CHALLENGE: Transcribe the full listing exactly, and drop every picture.

SOURCE MATERIAL:

● ● ● ●

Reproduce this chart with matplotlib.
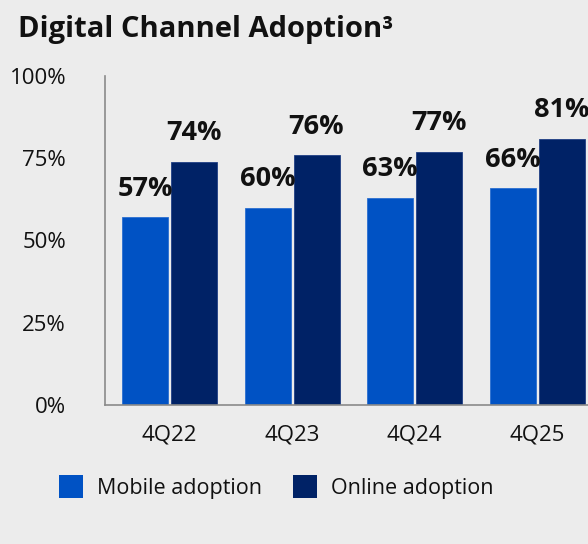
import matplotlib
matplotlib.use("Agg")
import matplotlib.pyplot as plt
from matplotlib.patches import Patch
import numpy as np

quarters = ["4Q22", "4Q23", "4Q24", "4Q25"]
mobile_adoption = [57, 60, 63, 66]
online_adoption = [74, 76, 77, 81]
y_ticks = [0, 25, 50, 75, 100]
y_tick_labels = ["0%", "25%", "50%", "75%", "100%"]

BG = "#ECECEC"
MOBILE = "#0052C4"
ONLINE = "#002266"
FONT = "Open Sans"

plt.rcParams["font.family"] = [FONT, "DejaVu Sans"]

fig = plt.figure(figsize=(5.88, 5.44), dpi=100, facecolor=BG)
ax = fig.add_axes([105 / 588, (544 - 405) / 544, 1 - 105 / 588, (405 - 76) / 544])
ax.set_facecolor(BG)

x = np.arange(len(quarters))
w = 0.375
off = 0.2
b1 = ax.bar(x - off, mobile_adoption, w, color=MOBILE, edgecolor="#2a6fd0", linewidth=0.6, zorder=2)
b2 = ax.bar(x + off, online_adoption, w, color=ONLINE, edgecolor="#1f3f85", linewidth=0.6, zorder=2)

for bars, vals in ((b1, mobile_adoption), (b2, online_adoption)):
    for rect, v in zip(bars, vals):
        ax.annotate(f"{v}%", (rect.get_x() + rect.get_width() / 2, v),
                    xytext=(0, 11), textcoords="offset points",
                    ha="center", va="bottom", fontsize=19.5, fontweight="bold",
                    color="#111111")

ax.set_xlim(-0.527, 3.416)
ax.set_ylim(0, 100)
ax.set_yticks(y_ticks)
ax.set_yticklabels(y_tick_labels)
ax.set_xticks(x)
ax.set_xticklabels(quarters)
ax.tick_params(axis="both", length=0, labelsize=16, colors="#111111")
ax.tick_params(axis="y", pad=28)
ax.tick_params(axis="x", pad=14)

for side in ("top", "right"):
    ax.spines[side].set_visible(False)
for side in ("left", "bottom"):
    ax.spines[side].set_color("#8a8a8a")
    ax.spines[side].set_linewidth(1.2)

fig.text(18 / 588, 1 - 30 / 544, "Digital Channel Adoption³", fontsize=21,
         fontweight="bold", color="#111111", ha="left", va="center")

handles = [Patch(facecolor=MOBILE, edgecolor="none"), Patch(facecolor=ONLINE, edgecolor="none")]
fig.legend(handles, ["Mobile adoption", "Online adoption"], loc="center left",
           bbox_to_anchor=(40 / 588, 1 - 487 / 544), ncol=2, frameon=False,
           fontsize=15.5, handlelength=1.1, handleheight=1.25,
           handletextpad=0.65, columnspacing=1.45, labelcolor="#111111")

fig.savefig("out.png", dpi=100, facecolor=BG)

● ● ● ●

TASK RESULT:
Reproduce this chart with matplotlib.
import matplotlib
matplotlib.use("Agg")
import matplotlib.pyplot as plt
from matplotlib.patches import Patch
import numpy as np

quarters = ["4Q22", "4Q23", "4Q24", "4Q25"]
mobile_adoption = [57, 60, 63, 66]
online_adoption = [74, 76, 77, 81]
y_ticks = [0, 25, 50, 75, 100]
y_tick_labels = ["0%", "25%", "50%", "75%", "100%"]

BG = "#ECECEC"
MOBILE = "#0052C4"
ONLINE = "#002266"
FONT = "Open Sans"

plt.rcParams["font.family"] = [FONT, "DejaVu Sans"]

fig = plt.figure(figsize=(5.88, 5.44), dpi=100, facecolor=BG)
ax = fig.add_axes([105 / 588, (544 - 405) / 544, 1 - 105 / 588, (405 - 76) / 544])
ax.set_facecolor(BG)

x = np.arange(len(quarters))
w = 0.375
off = 0.2
b1 = ax.bar(x - off, mobile_adoption, w, color=MOBILE, edgecolor="#2a6fd0", linewidth=0.6, zorder=2)
b2 = ax.bar(x + off, online_adoption, w, color=ONLINE, edgecolor="#1f3f85", linewidth=0.6, zorder=2)

for bars, vals in ((b1, mobile_adoption), (b2, online_adoption)):
    for rect, v in zip(bars, vals):
        ax.annotate(f"{v}%", (rect.get_x() + rect.get_width() / 2, v),
                    xytext=(0, 11), textcoords="offset points",
                    ha="center", va="bottom", fontsize=19.5, fontweight="bold",
                    color="#111111")

ax.set_xlim(-0.527, 3.416)
ax.set_ylim(0, 100)
ax.set_yticks(y_ticks)
ax.set_yticklabels(y_tick_labels)
ax.set_xticks(x)
ax.set_xticklabels(quarters)
ax.tick_params(axis="both", length=0, labelsize=16, colors="#111111")
ax.tick_params(axis="y", pad=28)
ax.tick_params(axis="x", pad=14)

for side in ("top", "right"):
    ax.spines[side].set_visible(False)
for side in ("left", "bottom"):
    ax.spines[side].set_color("#8a8a8a")
    ax.spines[side].set_linewidth(1.2)

fig.text(18 / 588, 1 - 30 / 544, "Digital Channel Adoption³", fontsize=21,
         fontweight="bold", color="#111111", ha="left", va="center")

handles = [Patch(facecolor=MOBILE, edgecolor="none"), Patch(facecolor=ONLINE, edgecolor="none")]
fig.legend(handles, ["Mobile adoption", "Online adoption"], loc="center left",
           bbox_to_anchor=(40 / 588, 1 - 487 / 544), ncol=2, frameon=False,
           fontsize=15.5, handlelength=1.1, handleheight=1.25,
           handletextpad=0.65, columnspacing=1.45, labelcolor="#111111")

fig.savefig("out.png", dpi=100, facecolor=BG)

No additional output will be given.